We stayed at a pleasant hotel, the Hotel Rivera and Maximillian about 7 km from the centre of town, located a short walk along the water from the Miramare Castle. From the hotel we walked to the marina, took a boat to town, or one of the frequent buses that made the trip in about twenty minutes.
We choose that location it was a better hotel than some of the downtown hotels and it was close to the Miramare Castle. The castle is one of the primary sights of the area.
Built between 1856 and 1860 it sites on a promontory with a commanding view of the sea. There is parking near with a pleasant walk along the coast to the castle. The castle is furnished and you can walk without guide through much of the first two floors.
Unfortunately the owner, Maximillian, accepted a proposal from the financiers of Napoleon III to become the emperor of Mexico in 1864. It was not a good decision and in the end he is shot by a firing squad after being in Mexico for only three years.
After that, his wife Carlotta had a breakdown and left the castle to live in Belgium for the next fifty years. So it was said the castle had a bit of a curse handing over it.

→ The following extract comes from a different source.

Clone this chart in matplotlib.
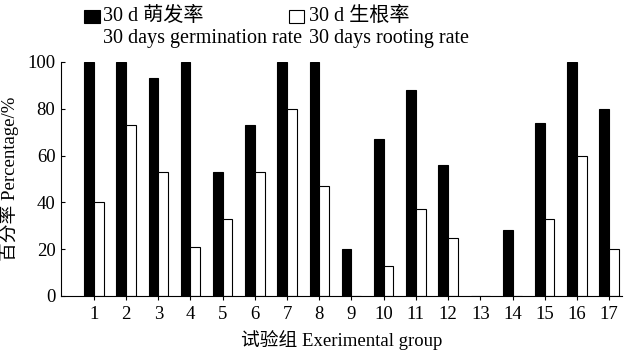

In Trieste itself, the Piazza dell'Unita d'Italia is the main centre of the town and is also one of the largest squares in Italy. The piazza faces the harbour and has the two old palaces, the Palazzo del Commune and the Palazzo del Governo along its sides.
When I was there, however, it was a cold morning and most was closed and there was little activity, but I can imagine that at the right time this piazza can hum.
It is a relatively short walk from the Canale Grande over to the Piazza Italia and walking through this area gives you the feel of Trieste. There are some pedestrian streets and lots of cafes.
Up on the Capitoline Hill is the Cathedral of San Giusto (pictured to the left) and it is worth the walk or a short bus ride to get to the top to see the Cathedral. There were two cathedrals one in the 11th century and one in the 14th century and they were joined.
Here also is the castle which dates back to the 15th century. It held an interesting exhibition of military armour and weapons.
I could not find the right bus so I walked it and took me by a couple of sights that I had marked to see. The Cathedral is closed from noon to around 3 pm so plan your walk at the right time.
The interior of the cathedral has mosaics and frescoes that date from the 12th and 13th century.
On your walk up or down you can pass by the Roman Theatre (pictured to the right) located on Via Teatro Romano, that dates from the 1st Century. By now I have seen a fair number of roman theatres and this one was only of passing interest.
So that was may day in Trieste. Wear good walking shoes as there is some climbing to do. A day in the city is more than enough. There are buses that can take you out to the Miramare Castle if you stay in the city.